The game ends 110-101. Ugly it was. Every inch of it was sludgy and hard to handle and that’s the beauty of it. This league isn’t roses and paved paths; sometimes it’s going to be cracked cobbles and sharp edges. The Memphis Grizzlies, in tatters as they are, have retained their ability to make every night a graft. They’re lacking in talent, but it’s hard to question their heart this season and they displayed all aspects of it in this game.
They leaped out of the gates with 14 unanswered points and, even when the Wolves finally found their fists and started to punch back, Memphis was slicing through their tired-looking defense and outgunning them in transition and on the offensive glass. For a quarter or two there it certainly felt like this game was destined to be ugly in an entirely different way.

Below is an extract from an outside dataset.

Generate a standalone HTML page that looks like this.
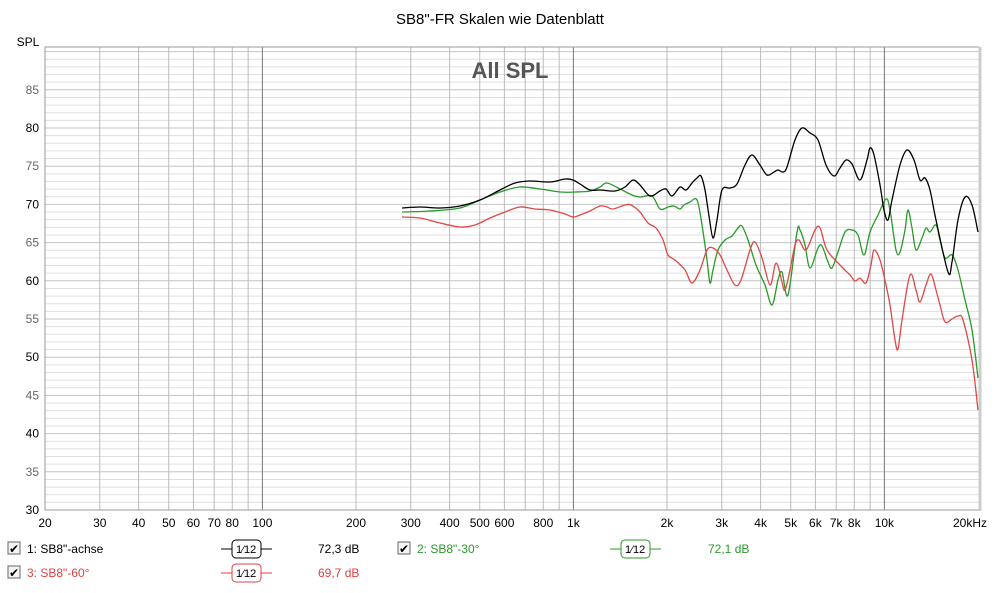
<!DOCTYPE html>
<html><head><meta charset="utf-8"><style>
body{margin:0;background:#fff;width:1000px;height:588px;overflow:hidden;font-family:"Liberation Sans",sans-serif}
svg text{font-family:"Liberation Sans",sans-serif}
</style></head><body>
<svg id="s" width="1000" height="588" xmlns="http://www.w3.org/2000/svg">
<rect x="0" y="0" width="1000" height="588" fill="#fff"/>
<text x="500" y="24" font-size="15" text-anchor="middle" fill="#000">SB8"-FR Skalen wie Datenblatt</text>
<text x="28" y="46" font-size="12" text-anchor="middle" fill="#000">SPL</text>
<g id="grid"></g>
<rect x="45" y="47" width="934" height="463" fill="none" stroke="#999" stroke-width="1"/>
<line x1="980" y1="47" x2="980" y2="511" stroke="#ccc" stroke-width="3"/>
<text x="510" y="78" font-size="22" font-weight="bold" text-anchor="middle" fill="#555">All SPL</text>
<g id="curves" fill="none" stroke-width="1.3"></g>
<g id="lab" font-size="12"></g>
<g font-size="12">
<rect x="8" y="542" width="12" height="12" fill="#f4f4f4" stroke="#666"/><text x="9" y="553" font-size="12">✔</text>
<text x="27" y="553">1: SB8"-achse</text>
<line x1="221" y1="549" x2="272" y2="549" stroke="#000"/><rect x="232" y="540" width="29" height="18" rx="4" fill="#fff" stroke="#000"/>
<text x="236" y="553" font-size="11">1⁄12</text>
<text x="318" y="553">72,3 dB</text>
<rect x="398" y="542" width="12" height="12" fill="#f4f4f4" stroke="#666"/><text x="399" y="553">✔</text>
<text x="417" y="553" fill="#2a9a2a">2: SB8"-30°</text>
<line x1="610" y1="549" x2="661" y2="549" stroke="#2a9a2a"/><rect x="621" y="540" width="29" height="18" rx="4" fill="#fff" stroke="#2a9a2a"/>
<text x="625" y="553" font-size="11" fill="#000">1⁄12</text>
<text x="708" y="553" fill="#2a9a2a">72,1 dB</text>
<rect x="8" y="566" width="12" height="12" fill="#f4f4f4" stroke="#666"/><text x="9" y="577">✔</text>
<text x="27" y="577" fill="#e04040">3: SB8"-60°</text>
<line x1="221" y1="573" x2="272" y2="573" stroke="#e04040"/><rect x="232" y="564" width="29" height="18" rx="4" fill="#fff" stroke="#e04040"/>
<text x="236" y="577" font-size="11" fill="#000">1⁄12</text>
<text x="318" y="577" fill="#e04040">69,7 dB</text>
</g>
</svg>
<script>
var NS="http://www.w3.org/2000/svg";
function el(t,a,p){var e=document.createElementNS(NS,t);for(var k in a)e.setAttribute(k,a[k]);p.appendChild(e);return e;}
var g=document.getElementById("grid"),lab=document.getElementById("lab");
function X(f){return 45+311*Math.log10(f/20);}
function Y(d){return 510-7.64*(d-30);}
for(var d=31;d<=90;d++){var y=Y(d);el("line",{x1:45,x2:979,y1:y,y2:y,stroke:d%5==0?"#c4c4c4":"#e0e0e0"},g);}
var fs=[];[10,100,1000,10000].forEach(function(m){for(var i=1;i<10;i++){var f=i*m;if(f>20&&f<20000)fs.push(f);}});
fs.forEach(function(f){var x=X(f);var major=(f==100||f==1000||f==10000);el("line",{x1:x,x2:x,y1:47,y2:510,stroke:major?"#777":"#bbb"},g);});
for(var d=30;d<=85;d+=5){var t=el("text",{x:39,y:Y(d)+4,"text-anchor":"end",fill:d%10==0?"#000":"#666"},lab);t.textContent=d;}
var xl=[[20,"20"],[30,"30"],[40,"40"],[50,"50"],[60,"60"],[70,"70"],[80,"80"],[100,"100"],[200,"200"],[300,"300"],[400,"400"],[500,"500"],[600,"600"],[800,"800"],[1000,"1k"],[2000,"2k"],[3000,"3k"],[4000,"4k"],[5000,"5k"],[6000,"6k"],[7000,"7k"],[8000,"8k"],[10000,"10k"],[20000,"20kHz"]];
xl.forEach(function(a){var t=el("text",{x:X(a[0])-(a[0]==20000?8:0),y:527,"text-anchor":"middle",fill:"#000"},lab);t.textContent=a[1];});
var C=document.getElementById("curves");
function P(pts,c){
 var d="M"+pts[0][0]+","+pts[0][1];
 for(var i=0;i<pts.length-1;i++){var p0=pts[i-1]||pts[i],p1=pts[i],p2=pts[i+1],p3=pts[i+2]||p2;
 d+=" C"+(p1[0]+(p2[0]-p0[0])/6)+","+(p1[1]+(p2[1]-p0[1])/6)+" "+(p2[0]-(p3[0]-p1[0])/6)+","+(p2[1]-(p3[1]-p1[1])/6)+" "+p2[0]+","+p2[1];}
 el("path",{d:d,stroke:c},C);}
P([[402,212],[430,211],[460,208],[480,200],[500,192],[520,187],[540,189],[560,192],[575,192],[590,191],[600,187],[607,183],[620,189],[632,195],[640,197],[652,196],[660,209],[668,207],[674,206],[680,209],[684,205],[690,202],[697,200],[702,225],[707,260],[710,283],[713,270],[718,250],[725,240],[732,236],[738,228],[742,226],[748,240],[756,265],[765,285],[772,305],[778,280],[782,272],[788,295],[797,232],[800,230],[805,245],[810,268],[818,248],[822,246],[828,262],[832,268],[838,252],[845,232],[852,230],[858,235],[864,255],[870,232],[878,215],[886,199],[890,210],[896,250],[900,252],[905,230],[908,210],[912,228],[916,250],[922,238],[926,228],[930,232],[936,225],[940,240],[945,258],[952,255],[958,270],[965,300],[972,330],[978,378]],"#2a9a2a");
P([[402,217],[420,218],[440,223],[460,227],[475,225],[490,218],[505,212],[520,207],[535,209],[550,210],[565,214],[573,217],[580,215],[590,211],[600,206],[607,207],[613,209],[625,205],[631,205],[640,212],[648,223],[656,228],[663,240],[668,255],[675,260],[685,270],[692,283],[700,270],[707,250],[713,248],[720,255],[727,270],[735,285],[741,280],[750,250],[755,242],[762,258],[770,285],[775,265],[778,266],[782,282],[785,290],[790,270],[795,245],[799,240],[806,250],[815,230],[820,228],[827,250],[840,265],[850,275],[855,281],[860,278],[866,283],[871,265],[874,250],[880,260],[886,285],[890,305],[895,340],[898,349],[902,320],[910,275],[916,290],[920,302],[926,285],[931,274],[936,290],[940,305],[945,322],[952,319],[958,316],[963,320],[972,360],[978,410]],"#e04848");
P([[402,208],[420,207],[440,208],[460,206],[480,200],[500,190],[515,183],[530,181],[550,182],[565,179],[573,180],[580,184],[590,190],[600,190],[615,191],[625,187],[633,180],[640,185],[650,196],[660,191],[666,189],[672,196],[680,187],[686,190],[692,183],[697,178],[701,176],[705,190],[709,216],[713,238],[717,220],[722,190],[730,188],[737,184],[745,165],[752,155],[760,165],[767,175],[774,172],[778,170],[783,172],[787,167],[795,140],[802,128],[810,133],[818,140],[826,165],[834,176],[840,168],[846,160],[852,164],[860,180],[867,160],[870,148],[874,155],[880,185],[884,210],[888,220],[892,200],[900,165],[907,150],[914,160],[920,180],[925,178],[930,190],[936,220],[948,272],[952,262],[958,220],[965,197],[972,205],[978,232]],"#000");
</script>
</body></html>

Just as hope seemed to be drifting away, however, the Wolves found their bite and gnashed the Grizzlies into shreds. Memphis never stopped fighting, but once Minnesota finally found a foothold on the game their quality prevented the finish from ever feeling truly jeopardous.

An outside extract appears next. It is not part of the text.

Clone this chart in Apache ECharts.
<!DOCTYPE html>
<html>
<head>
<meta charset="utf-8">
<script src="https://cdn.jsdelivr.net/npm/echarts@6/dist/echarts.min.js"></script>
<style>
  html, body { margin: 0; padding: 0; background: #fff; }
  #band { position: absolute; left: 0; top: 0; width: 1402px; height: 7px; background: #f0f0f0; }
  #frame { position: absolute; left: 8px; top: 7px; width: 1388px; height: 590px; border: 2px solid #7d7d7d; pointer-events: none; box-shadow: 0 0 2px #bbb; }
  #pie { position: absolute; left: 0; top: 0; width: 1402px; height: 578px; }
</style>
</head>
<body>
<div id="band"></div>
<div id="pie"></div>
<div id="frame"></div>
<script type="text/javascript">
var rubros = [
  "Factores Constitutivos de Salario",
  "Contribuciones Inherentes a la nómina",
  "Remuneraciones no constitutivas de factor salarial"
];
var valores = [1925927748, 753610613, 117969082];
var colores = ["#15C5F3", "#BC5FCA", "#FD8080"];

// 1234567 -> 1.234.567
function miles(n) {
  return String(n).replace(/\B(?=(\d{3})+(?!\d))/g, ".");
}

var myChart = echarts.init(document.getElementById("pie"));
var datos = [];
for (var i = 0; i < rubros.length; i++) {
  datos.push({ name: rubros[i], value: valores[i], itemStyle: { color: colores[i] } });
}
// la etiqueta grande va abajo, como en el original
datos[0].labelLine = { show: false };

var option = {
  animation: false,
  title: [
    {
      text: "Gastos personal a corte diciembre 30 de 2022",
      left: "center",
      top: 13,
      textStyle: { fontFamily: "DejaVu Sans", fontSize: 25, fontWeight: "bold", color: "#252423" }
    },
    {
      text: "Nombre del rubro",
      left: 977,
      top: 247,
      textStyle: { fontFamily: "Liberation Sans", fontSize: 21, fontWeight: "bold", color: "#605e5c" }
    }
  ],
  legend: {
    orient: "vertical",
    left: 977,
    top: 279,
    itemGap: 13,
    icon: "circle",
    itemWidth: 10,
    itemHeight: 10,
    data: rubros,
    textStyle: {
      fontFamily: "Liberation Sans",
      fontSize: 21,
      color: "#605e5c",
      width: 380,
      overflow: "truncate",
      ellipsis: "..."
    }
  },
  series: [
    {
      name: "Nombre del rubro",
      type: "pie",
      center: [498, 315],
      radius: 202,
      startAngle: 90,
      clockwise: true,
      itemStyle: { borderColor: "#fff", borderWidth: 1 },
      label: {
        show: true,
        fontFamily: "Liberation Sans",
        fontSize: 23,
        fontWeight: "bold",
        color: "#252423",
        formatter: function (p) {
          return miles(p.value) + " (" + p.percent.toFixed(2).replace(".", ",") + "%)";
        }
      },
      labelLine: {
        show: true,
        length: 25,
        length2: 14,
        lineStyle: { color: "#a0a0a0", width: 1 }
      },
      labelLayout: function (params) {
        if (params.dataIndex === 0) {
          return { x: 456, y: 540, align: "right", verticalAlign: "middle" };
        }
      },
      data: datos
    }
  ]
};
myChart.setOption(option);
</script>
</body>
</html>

Ugly wins. Bank them and forget them.
Mike Conley: 4/10
Even with his minutes being expertly managed and his workload being lightened with the addition of Monte Morris and the sprinkling of Jordan McLaughlin, Conley still sort of felt like a bit of a graybeard in a game made for fresh faces and young legs.

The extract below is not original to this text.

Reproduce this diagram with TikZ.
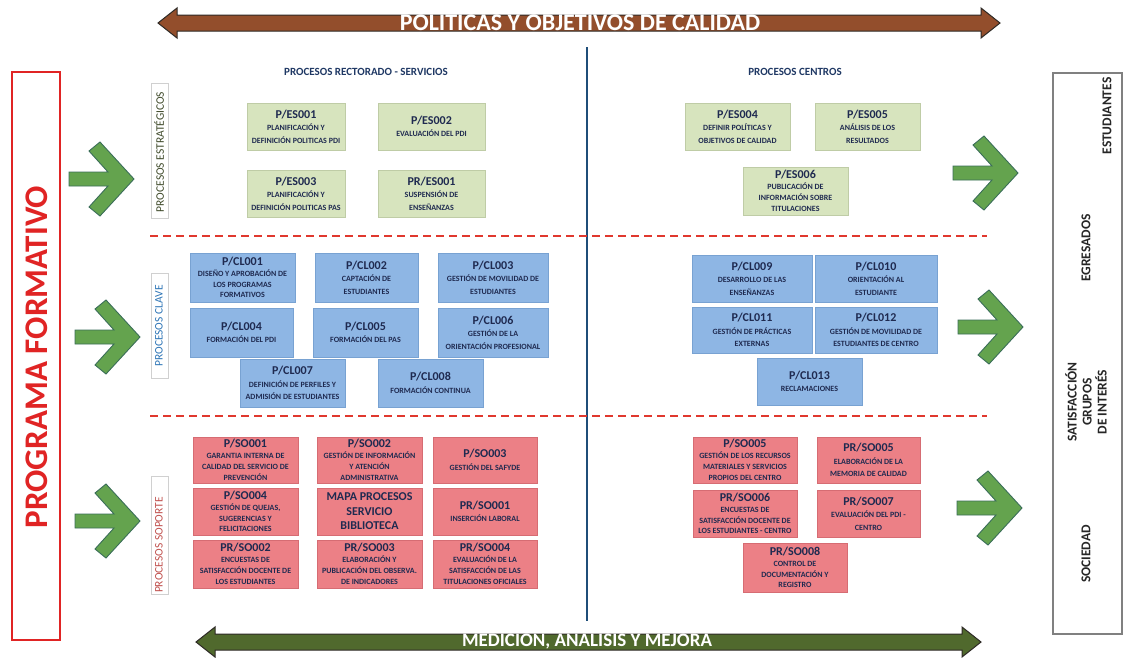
\documentclass[tikz,border=0pt]{standalone}
\usepackage{fontspec}
\setmainfont{Carlito}
\definecolor{navy}{HTML}{1F3864}
\definecolor{desccol}{HTML}{1F2A50}
\definecolor{esfill}{HTML}{D7E4BE}
\definecolor{esedge}{HTML}{BFCCA6}
\definecolor{clfill}{HTML}{8EB6E4}
\definecolor{cledge}{HTML}{78A2D2}
\definecolor{sofill}{HTML}{EC8086}
\definecolor{soedge}{HTML}{D66C73}
\definecolor{topbrown}{HTML}{934E2C}
\definecolor{botgreen}{HTML}{50692D}
\definecolor{arrdark}{HTML}{2E2A26}
\definecolor{agreen}{HTML}{64A34E}
\definecolor{aedge}{HTML}{3A6E58}
\definecolor{vline}{HTML}{1F4E79}
\definecolor{dashred}{HTML}{E0382E}
\definecolor{progred}{HTML}{E02424}
\definecolor{boxgray}{HTML}{808080}
\definecolor{labgray}{HTML}{D0D0D0}
\definecolor{esgreen}{HTML}{3F4A2A}
\definecolor{clblue}{HTML}{2E75B6}
\definecolor{sored}{HTML}{C0504D}
\definecolor{stake}{HTML}{262626}
\newcommand\pc[1]{{\fontsize{12}{12}\selectfont #1}}
\newcommand\pnode[7]{\node[#2, minimum width={#5-#3}, minimum height={#6-#4}] (#1) at ({(#3+#5)/2},{(#4+#6)/2}) {#7};}
\tikzset{
  pbox/.style={align=center, inner sep=0pt, text=desccol, font=\bfseries\fontsize{8}{12.5}\selectfont},
  dense/.style={font=\bfseries\fontsize{8}{10.8}\selectfont},
  esbox/.style={pbox, fill=esfill, draw=esedge, line width=0.8pt},
  clbox/.style={pbox, fill=clfill, draw=cledge, line width=0.8pt},
  sobox/.style={pbox, fill=sofill, draw=soedge, line width=0.8pt},
  sidetext/.style={rotate=90, font=\fontsize{11.5}{12}\selectfont, inner sep=0pt},
  sectitle/.style={text=navy, font=\bfseries\fontsize{11}{12}\selectfont, inner sep=0pt},
  stktext/.style={rotate=90, text=stake, align=center, font=\bfseries\fontsize{13.5}{15}\selectfont, inner sep=0pt},
  sep/.style={draw=dashred, line width=1.4pt, dash pattern=on 8pt off 5pt},
  garrow/.pic={
    \fill[agreen, draw=aedge, line width=0.9pt, line join=miter]
      (0,-7) -- (39,-7) -- (20,-28) -- (31,-37) -- (65,0) -- (31,37) -- (20,28) -- (39,7) -- (0,7) -- cycle;
  },
}
\begin{document}
\begin{tikzpicture}[x=1pt,y=-1pt]
\useasboundingbox[fill=white] (0,0) rectangle (1124,657);

% ---- top and bottom double arrows
\fill[topbrown, draw=arrdark, line width=1pt]
  (158,23) -- (177,8) -- (177,15) -- (981,15) -- (981,8) -- (1000,23) -- (981,38) -- (981,31) -- (177,31) -- (177,38) -- cycle;
\node[text=white, font=\bfseries\fontsize{24}{24}\selectfont, inner sep=0pt] (pol) at (580,23) {POLITICAS Y OBJETIVOS DE CALIDAD};

\fill[botgreen, draw=arrdark, line width=1pt]
  (196,642) -- (215,627) -- (215,634) -- (962,634) -- (962,627) -- (981,642) -- (962,657) -- (962,650) -- (215,650) -- (215,657) -- cycle;
\node[text=white, font=\bfseries\fontsize{19}{19}\selectfont, inner sep=0pt] (med) at (587,642) {MEDICION, ANALISIS Y MEJORA};

% ---- vertical divider and dashed separators
\coordinate (vtop) at (587,47);
\coordinate (vbot) at (587,621);
\draw[vline, line width=2pt] (vtop) -- (vbot);
\coordinate (d1a) at (150,236); \coordinate (d1b) at (987,236);
\coordinate (d2a) at (150,416); \coordinate (d2b) at (987,416);
\draw[sep] (d1a) -- (d1b);
\draw[sep] (d2a) -- (d2b);

% ---- left box
\draw[progred, line width=1.5pt] (12,72) rectangle (60,640);
\node[rotate=90, text=progred, font=\bfseries\fontsize{33}{33}\selectfont, inner sep=0pt] (prog) at (37,357) {PROGRAMA FORMATIVO};

% ---- right box
\draw[boxgray, line width=1.5pt] (1053,73) rectangle (1122,634);
\node[stktext] (estu) at (1107,116) {ESTUDIANTES};
\node[stktext] (egre) at (1086,248) {EGRESADOS};
\node[stktext] (sati) at (1086,402) {SATISFACCIÓN\\GRUPOS\\DE INTERÉS};
\node[stktext] (soci) at (1086,554) {SOCIEDAD};

% ---- green arrows
\pic at (69,179) {garrow};
\pic at (75,337) {garrow};
\pic at (75,521) {garrow};
\pic at (953,173) {garrow};
\pic at (958,327) {garrow};
\pic at (957,508) {garrow};

% ---- side labels
\draw[labgray, line width=0.6pt] (151,83) rectangle (168,218);
\node[sidetext, text=esgreen] (labes) at (159,152) {PROCESOS ESTRATÉGICOS};
\draw[labgray, line width=0.6pt] (151,273) rectangle (168,378);
\node[sidetext, text=clblue] (labcl) at (159,326) {PROCESOS CLAVE};
\draw[labgray, line width=0.6pt] (151,476) rectangle (168,594);
\node[sidetext, text=sored] (labso) at (159,545) {PROCESOS SOPORTE};

% ---- section titles
\node[sectitle] (tleft) at (366,72) {PROCESOS RECTORADO - SERVICIOS};
\node[sectitle] (tright) at (795,72) {PROCESOS CENTROS};

% ---- strategic
\pnode{es1}{esbox}{247}{103}{345}{150}{\pc{P/ES001}\\PLANIFICACIÓN Y\\DEFINICIÓN POLITICAS PDI}
\pnode{es2}{esbox}{378}{103}{485}{150}{\pc{P/ES002}\\EVALUACIÓN DEL PDI}
\pnode{es3}{esbox}{247}{170}{345}{217}{\pc{P/ES003}\\PLANIFICACIÓN Y\\DEFINICIÓN POLITICAS PAS}
\pnode{pres1}{esbox}{378}{170}{485}{217}{\pc{PR/ES001}\\SUSPENSIÓN DE\\ENSEÑANZAS}
\pnode{es4}{esbox}{685}{103}{790}{150}{\pc{P/ES004}\\DEFINIR POLÍTICAS Y\\OBJETIVOS DE CALIDAD}
\pnode{es5}{esbox}{815}{103}{920}{150}{\pc{P/ES005}\\ANÁLISIS DE LOS\\RESULTADOS}
\pnode{es6}{esbox,dense}{743}{167}{848}{215}{\pc{P/ES006}\\PUBLICACIÓN DE\\INFORMACIÓN SOBRE\\TITULACIONES}

% ---- key
\pnode{cl1}{clbox,dense}{190}{253}{295}{302}{\pc{P/CL001}\\DISEÑO Y APROBACIÓN DE\\LOS PROGRAMAS\\FORMATIVOS}
\pnode{cl2}{clbox}{315}{253}{418}{302}{\pc{P/CL002}\\CAPTACIÓN DE\\ESTUDIANTES}
\pnode{cl3}{clbox}{438}{253}{548}{302}{\pc{P/CL003}\\GESTIÓN DE MOVILIDAD DE\\ESTUDIANTES}
\pnode{cl4}{clbox}{190}{308}{293}{357}{\pc{P/CL004}\\FORMACIÓN DEL PDI}
\pnode{cl5}{clbox}{313}{308}{418}{357}{\pc{P/CL005}\\FORMACIÓN DEL PAS}
\pnode{cl6}{clbox}{438}{308}{548}{357}{\pc{P/CL006}\\GESTIÓN DE LA\\ORIENTACIÓN PROFESIONAL}
\pnode{cl7}{clbox}{240}{359}{345}{407}{\pc{P/CL007}\\DEFINICIÓN DE PERFILES Y\\ADMISIÓN DE ESTUDIANTES}
\pnode{cl8}{clbox}{378}{359}{483}{407}{\pc{P/CL008}\\FORMACIÓN CONTINUA}
\pnode{cl9}{clbox}{692}{255}{812}{302}{\pc{P/CL009}\\DESARROLLO DE LAS\\ENSEÑANZAS}
\pnode{cl10}{clbox}{815}{255}{937}{302}{\pc{P/CL010}\\ORIENTACIÓN AL\\ESTUDIANTE}
\pnode{cl11}{clbox}{692}{307}{812}{353}{\pc{P/CL011}\\GESTIÓN DE PRÁCTICAS\\EXTERNAS}
\pnode{cl12}{clbox}{815}{307}{937}{353}{\pc{P/CL012}\\GESTIÓN DE MOVILIDAD DE\\ESTUDIANTES DE CENTRO}
\pnode{cl13}{clbox}{757}{358}{862}{405}{\pc{P/CL013}\\RECLAMACIONES}

% ---- support
\pnode{so1}{sobox,dense}{193}{437}{298}{483}{\pc{P/SO001}\\GARANTIA INTERNA DE\\CALIDAD DEL SERVICIO DE\\PREVENCIÓN}
\pnode{so2}{sobox,dense}{317}{437}{422}{483}{\pc{P/SO002}\\GESTIÓN DE INFORMACIÓN\\Y ATENCIÓN\\ADMINISTRATIVA}
\pnode{so3}{sobox}{433}{437}{537}{483}{\pc{P/SO003}\\GESTIÓN DEL SAFYDE}
\pnode{so4}{sobox,dense}{193}{488}{298}{535}{\pc{P/SO004}\\GESTIÓN DE QUEJAS,\\SUGERENCIAS Y\\FELICITACIONES}
\pnode{mapa}{sobox,font=\bfseries\fontsize{12}{14.5}\selectfont}{317}{488}{422}{535}{MAPA PROCESOS\\SERVICIO\\BIBLIOTECA}
\pnode{prso1}{sobox}{433}{488}{537}{535}{\pc{PR/SO001}\\INSERCIÓN LABORAL}
\pnode{prso2}{sobox,dense}{193}{540}{298}{588}{\pc{PR/SO002}\\ENCUESTAS DE\\SATISFACCIÓN DOCENTE DE\\LOS ESTUDIANTES}
\pnode{prso3}{sobox,dense}{317}{540}{422}{588}{\pc{PR/SO003}\\ELABORACIÓN Y\\PUBLICACIÓN DEL OBSERVA.\\DE INDICADORES}
\pnode{prso4}{sobox,dense}{433}{540}{537}{588}{\pc{PR/SO004}\\EVALUACIÓN DE LA\\SATISFACCIÓN DE LAS\\TITULACIONES OFICIALES}
\pnode{so5}{sobox,dense}{693}{437}{797}{483}{\pc{P/SO005}\\GESTIÓN DE LOS RECURSOS\\MATERIALES Y SERVICIOS\\PROPIOS DEL CENTRO}
\pnode{prso5}{sobox}{817}{437}{920}{483}{\pc{PR/SO005}\\ELABORACIÓN DE LA\\MEMORIA DE CALIDAD}
\pnode{prso6}{sobox,dense}{693}{490}{797}{537}{\pc{PR/SO006}\\ENCUESTAS DE\\SATISFACCIÓN DOCENTE DE\\LOS ESTUDIANTES - CENTRO}
\pnode{prso7}{sobox}{817}{490}{920}{537}{\pc{PR/SO007}\\EVALUACIÓN DEL PDI -\\CENTRO}
\pnode{prso8}{sobox,dense}{743}{543}{847}{592}{\pc{PR/SO008}\\CONTROL DE\\DOCUMENTACIÓN Y\\REGISTRO}
\end{tikzpicture}
\end{document}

He still had a smattering of skip passes to corner shooters or pick-and-roll possessions where he played the helper for a Rudy Gobert roll, but he was invisible as a scorer and often rooted to the floor defensively.
If waning on a night like this means he finds himself waxing against more menacing teams on more important nights, then we can all shake hands on that deal.
Finished with 4 points (41% TS), 5 rebounds, 7 assists and 2 turnovers in 28 minutes — -17.2 net rating.
Anthony Edwards: 10/10
Only superstars have nights like this. Not just stars, not All-Stars, not budding stars. Superstars. Sure, you can point to Memphis and how they suck and the relative insignificance of this game. Point your fucking heart out. But what he does is superstar shit and there is no denying it.
The way he breaks free from the chains of a sleepy beginning. The way he incessantly pumps raucous atmosphere into the building with his athletic feats and his shot-making wonder. The way he realizes that nothing good is going to come from this game if Jaren Jackson Jr. continues massacring them, demands to defend him, and then puts him in an unending chokehold while burning Memphis’ defense alive on the other end.
He has transcended his own lofty standards. Even on nights when he threatens to sleepwalk, he ends up sprinting to the finish line and dragging his team along with him.
Finished with 34 points (65.8% TS), 2 rebounds, 4 assists and 4 turnovers in 40 minutes — +8.3 net rating.
Jaden McDaniels: 10/10
Needed it. The team needed it. The fan base needed it. Most of all, he needed it. This slump that he’s been floundering in was bound to end at some point and it feels glorious to bask in the rays of a new and brighter day.
This was a game that needed drudgery. Demanded it. He had it in spades. And he reveled in it all. Whenever a momentum-shifting defensive play unfurled he was at the nucleus of it; swatting the shit out of everything or making a play in the passing lanes or putting Santi Aldama in a backcourt torture chamber to cause a late-game eight second violation.
The best part was his offensive liberation, though. That’s what the team needed and we needed and he needed. He finally watched a couple of corner three-balls find their home, he swooped down the lane for a few finishes at the rim, and he was able to sprinkle some impact in as a ball-handler and playmaker without turning the ball over.
Long may this continue.
Finished with 12 points (85.7% TS), 2 rebounds, 3 assists and 3 blocks in 34 minutes — -0.1 net rating.